Research shows that 19 people in New Zealand actually watched Suits, the Netflix series that Markle starred in from 2011 to 2017. Her great fame is due to her brilliant, luminous performance as the lead bride in last year's royal wedding production when she married Prince Whatshisface.
Harry played second fiddle on the royal tour but he seemed like a good egg. He had a lovely smile. He's just what the royals need right now: his older brother has turned into a bald coot and full-time bore, forced to sit next to Sir Peter Jackson and suffer his movies, a toothy dad stuffed with dad jokes.

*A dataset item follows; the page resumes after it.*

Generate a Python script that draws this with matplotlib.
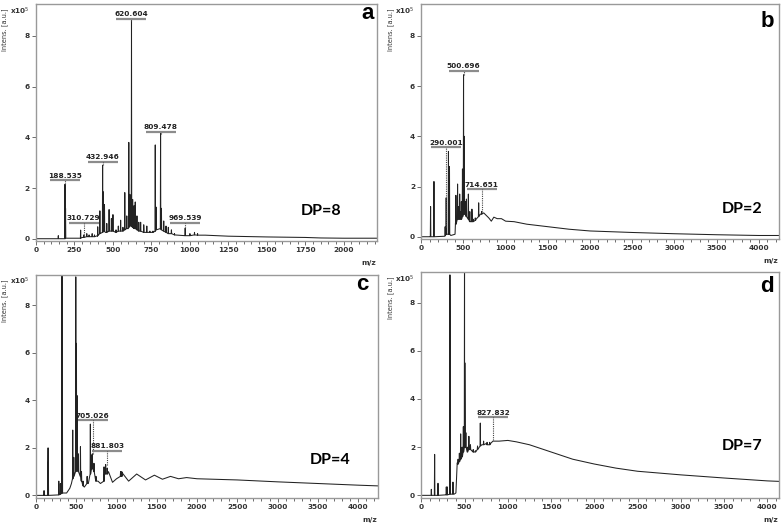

Harry was visible from miles away with his copper top, and there was something touchingly, explicitly vulnerable about him: the boy who lost his mother.
"I'm glad he's found a woman who can stand by his side," said Kam Mellars, 62, when we stood among a crowd of about 500 at Wellington airport to catch a five-second glimpse of Harry and Meghan walk from the plane into Jacinda Ardern's arms. A crowd of about 300 waited for 45 minutes outside Rotorua's Novotel Hotel on Wednesday to catch a three-second glimpse of Harry and Meghan walk from the front door to their car; I stood next to Chimmyma Kiriona, 46, who had driven from Tauranga with her mum, Janie, to see the royals, and she said, "He's got a lot of Diana in him."
We care for the royals. Will New Zealand ever want to tear itself away, and become a republic? Right now the chances range from approximately zero to minus zero. What's not to like about Harry and Meghan? They smiled and waved, smiled and waved, smiled and waved, and listened carefully in meaningful conversations about mental health. They survived a spot of rain. They survived the Taumarunui earthquake on account of the fact they weren't anywhere near it. They survived the sternest test of all, engagement 3, scheduled from 1845 to 1905 on Sunday at Government House, where they had to meet Simon Bridges.
All else was flowers and Burger King cardboard crowns, balloons and Union Jacks brought to you by The Breeze. Hilary Barry from Seven Sharp covered the tour, and wore pink; Melissa Davies from Newshub covered the tour, and wore magenta. The royals probably didn't notice the one, minor protest, in Wellington, where a banner advised against the war in Afghanistan. It was held at either end by Ivan Andrew, 25, and Jasper Auld, 26, who stood on a wall. They speedily clambered off when I asked for a few words. Ivan made a passionate speech about the need for Prince Harry to issue a public apology which acknowledged that the British Empire "invaded over half the world, killing and disrupting the lives of millions of people!"
He raised his hand to emphasise his point, and Jasper said to him, "Hey, how did you get that nasty cut?"
Ivan studied the side of his hand. "I got it caught in a door," he said.
I left them to it. What does it say that a man with his hand stuck in a door represents the only feeble rip in the social fabric that holds the monarchy and the status quo in place? Have we lost an edge? When did we become so docile, so unquestioning? Was it all those long, brain-dead years of the Key regime, nine years hypnotised by Key's smile and wave, smile and wave, smile and wave?
It felt more like ancient forces were at work. New Zealand always finds a deep, profound comfort in itself as a benign, conservative island nation still operating on 1953 time, when Hillary knocked the bastard off and the young Queen and her cohort made their epic royal visit, travelling to 46 towns over Christmas and New Year. It was a summer of love. We revisit it with every royal tour. Harry and Meghan, the newlyweds, expecting their first child – the royal visit of 2018 returned us to the British Empire's warm, needy embrace.